One recent challenge tackled by the company was for a rapid cycle, multi-impression medical packaging mould tool where the specified moulding material (a high-performance engineering polymer) had a known tendency to ‘string’ during the moulding process.
From the outset, the customer had specified the use of a hot runner system for the tool, however, as GB Precision director, Paul Turner, explains: “There are hot runner systems and hot runner systems, and you tend to get what you pay for.
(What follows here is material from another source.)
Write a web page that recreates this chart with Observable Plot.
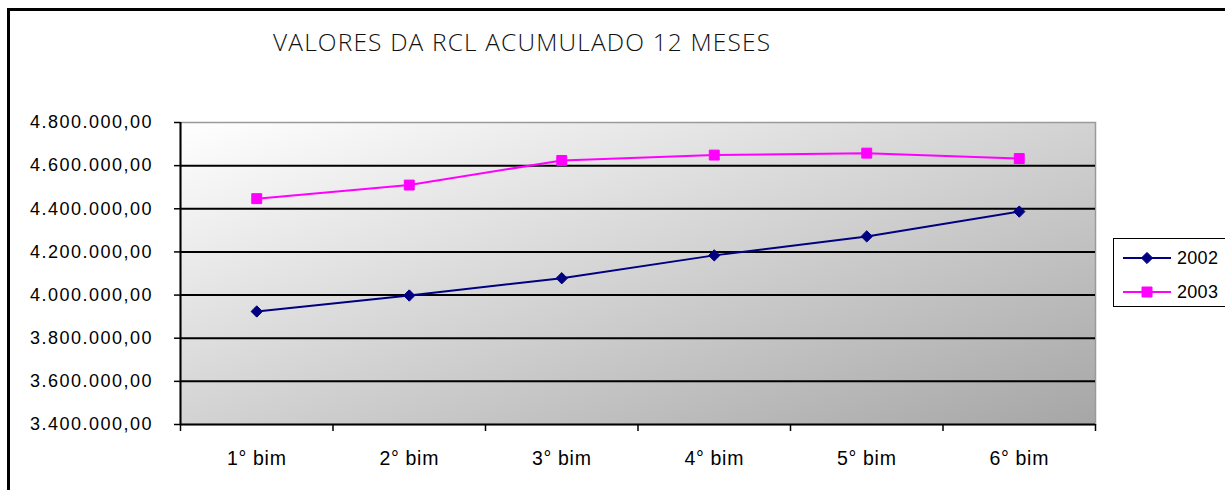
<!DOCTYPE html>
<html>
<head>
<meta charset="utf-8">
<script src="https://cdn.jsdelivr.net/npm/d3@7"></script>
<script src="https://cdn.jsdelivr.net/npm/@observablehq/plot@0.6"></script>
<style>
  html, body { margin: 0; padding: 0; background: #fff; }
  #wrap { position: relative; width: 1225px; height: 490px; overflow: hidden; background: #fff; }
  #frame { position: absolute; left: 7px; top: 8px; width: 1400px; height: 700px; border: 3px solid #000; box-sizing: border-box; }
  #title { position: absolute; left: 273px; top: 28px; font-family: "Open Sans", "Liberation Sans", sans-serif; font-weight: 300; font-size: 24.5px; color: #111; white-space: nowrap; line-height: 28px; }
  #chart { position: absolute; left: 0; top: 0; }
  #chart svg text { font-family: "Liberation Sans", Arial, sans-serif; fill: #000; font-size: 18px; }
  #chart svg g[aria-label="x-axis tick label"] text { font-size: 19.5px; letter-spacing: 0.7px; }
  #chart svg g[aria-label="y-axis tick label"] text { font-size: 18px; letter-spacing: 1.5px; }
  #legend { position: absolute; left: 1113px; top: 238px; width: 130px; height: 69px; border: 1px solid #000; background: #fff; box-sizing: border-box; font-family: "Liberation Sans", Arial, sans-serif; font-size: 18px; color: #000; }
  .item { position: absolute; left: 9px; height: 20px; display: flex; align-items: center; }
  .item svg { display: block; }
  .item span { margin-left: 6px; letter-spacing: 0.3px; }
</style>
</head>
<body>
<div id="wrap">
  <div id="frame"></div>
  <div id="chart"></div>
  <div id="title">VALORES DA RCL ACUMULADO 12 MESES</div>
  <div id="legend"></div>
</div>
<script>
// ---- data ----
const categories = ["1° bim", "2° bim", "3° bim", "4° bim", "5° bim", "6° bim"];
const seriesNames = ["2002", "2003"];
const values2002 = [3924000, 3998000, 4078000, 4184000, 4272000, 4387000];
const values2003 = [4447000, 4510000, 4624000, 4649000, 4658000, 4633000];
const yTicks = [3400000, 3600000, 3800000, 4000000, 4200000, 4400000, 4600000, 4800000];
const seriesColors = ["#000080", "#ff00ff"];
const seriesSymbols = ["diamond2", "square"];

// ---- derived tables ----
const positions = categories.map((c, i) => i + 1);
const boundaries = [0.5, ...positions.map(p => p + 0.5)];
const rows = [];
[values2002, values2003].forEach((vals, s) => {
  vals.forEach((v, i) => rows.push({series: seriesNames[s], pos: positions[i], value: v}));
});

const ptBR = d3.formatLocale({decimal: ",", thousands: ".", grouping: [3], currency: ["R$ ", ""]});
const fmt = ptBR.format(",.2f");

const yMin = yTicks[0], yMax = yTicks[yTicks.length - 1];

const chart = Plot.plot({
  width: 1225,
  height: 490,
  marginLeft: 180,
  marginRight: 130,
  marginTop: 122,
  marginBottom: 66,
  style: {fontFamily: "'Liberation Sans', Arial, sans-serif", fontSize: "18px", color: "#000", background: "transparent"},
  x: {type: "linear", domain: [boundaries[0], boundaries[boundaries.length - 1]], label: null},
  y: {domain: [yMin, yMax], label: null},
  marks: [
    Plot.frame({fill: "url(#bgGrad)", stroke: "#9a9a9a", strokeWidth: 1.5}),
    Plot.ruleY(yTicks.slice(0, -1), {stroke: "#000", strokeWidth: 2}),
    Plot.ruleX([boundaries[0]], {stroke: "#000", strokeWidth: 2}),
    Plot.axisY({ticks: yTicks, tickFormat: fmt, tickSize: 6, tickPadding: 21.5, stroke: "#000", strokeWidth: 1.5, label: null, fontSize: 18}),
    Plot.axisX({ticks: boundaries, tickFormat: () => "", tickSize: 7, stroke: "#000", strokeWidth: 1.5, label: null}),
    Plot.axisX({ticks: positions, tickFormat: p => categories[p - 1], tickSize: 0, tickPadding: 27, label: null, fontSize: 19.5}),
    ...seriesNames.map((name, s) => Plot.line(rows.filter(r => r.series === name), {x: "pos", y: "value", stroke: seriesColors[s], strokeWidth: 2})),
    ...seriesNames.map((name, s) => Plot.dot(rows.filter(r => r.series === name), {x: "pos", y: "value", fill: seriesColors[s], stroke: seriesColors[s], strokeWidth: 1, symbol: seriesSymbols[s], r: s === 0 ? 5.1 : 5.6}))
  ]
});

// gradient definition for plot-area background
const ns = "http://www.w3.org/2000/svg";
const defs = document.createElementNS(ns, "defs");
const grad = document.createElementNS(ns, "linearGradient");
grad.setAttribute("id", "bgGrad");
grad.setAttribute("x1", "0"); grad.setAttribute("y1", "0");
grad.setAttribute("x2", "1"); grad.setAttribute("y2", "1");
[["0%", "#ffffff"], ["100%", "#a6a6a6"]].forEach(([o, c]) => {
  const st = document.createElementNS(ns, "stop");
  st.setAttribute("offset", o); st.setAttribute("stop-color", c);
  grad.appendChild(st);
});
defs.appendChild(grad);
chart.insertBefore(defs, chart.firstChild);
document.getElementById("chart").appendChild(chart);

// legend
const legend = document.getElementById("legend");
seriesNames.forEach((name, s) => {
  const item = document.createElement("div");
  item.className = "item";
  item.style.top = (9 + s * 34) + "px";
  const sw = d3.create("svg").attr("width", 48).attr("height", 20);
  sw.append("line").attr("x1", 0).attr("x2", 48).attr("y1", 10).attr("y2", 10).attr("stroke", seriesColors[s]).attr("stroke-width", 2);
  const sym = seriesSymbols[s] === "square" ? d3.symbolSquare : d3.symbolDiamond2;
  sw.append("path").attr("d", d3.symbol(sym, s === 0 ? 80 : 100)()).attr("transform", "translate(24,10)").attr("fill", seriesColors[s]).attr("stroke", seriesColors[s]);
  item.appendChild(sw.node());
  const t = document.createElement("span");
  t.textContent = name;
  item.appendChild(t);
  legend.appendChild(item);
});

// stretch title to the reference width
const title = document.getElementById("title");
const natural = title.getBoundingClientRect().width;
const target = 497;
const n = title.textContent.length;
title.style.letterSpacing = ((target - natural) / (n - 1)) + "px";
</script>
</body>
</html>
The original specification had assumed quite a simple system, which, although it would have been perfectly adequate for a less challenging application, would, in this case have resulted in a reduced cycle time and a narrower moulding window, due to the nature of the material being moulded.”
During discussions with the customer, GB Precision was able to convince them that incorporating a gated hot runner system would not only allow the optimisation of the tool design with regard to filling and cavity orientation and so reduce the moulding cycle time – the customer had been looking for a 10 second cycle, in the event the tool was able to operate on a much-reduced cycle – but the moulding window would also be substantially increased and material wastage reduced.
Mr Turner affirms: “By providing our engineering expertise at the tool design stage we were able to provide our customer with long-term benefits in his tool’s productivity. We were able to show that the initial additional cost of incorporating the more complex valve gated hot-runner system would be quickly outweighed by savings in accurate mould control, setting optimisation and waste reduction, which is particularly important in medical applications, where scrap often cannot be re-used.”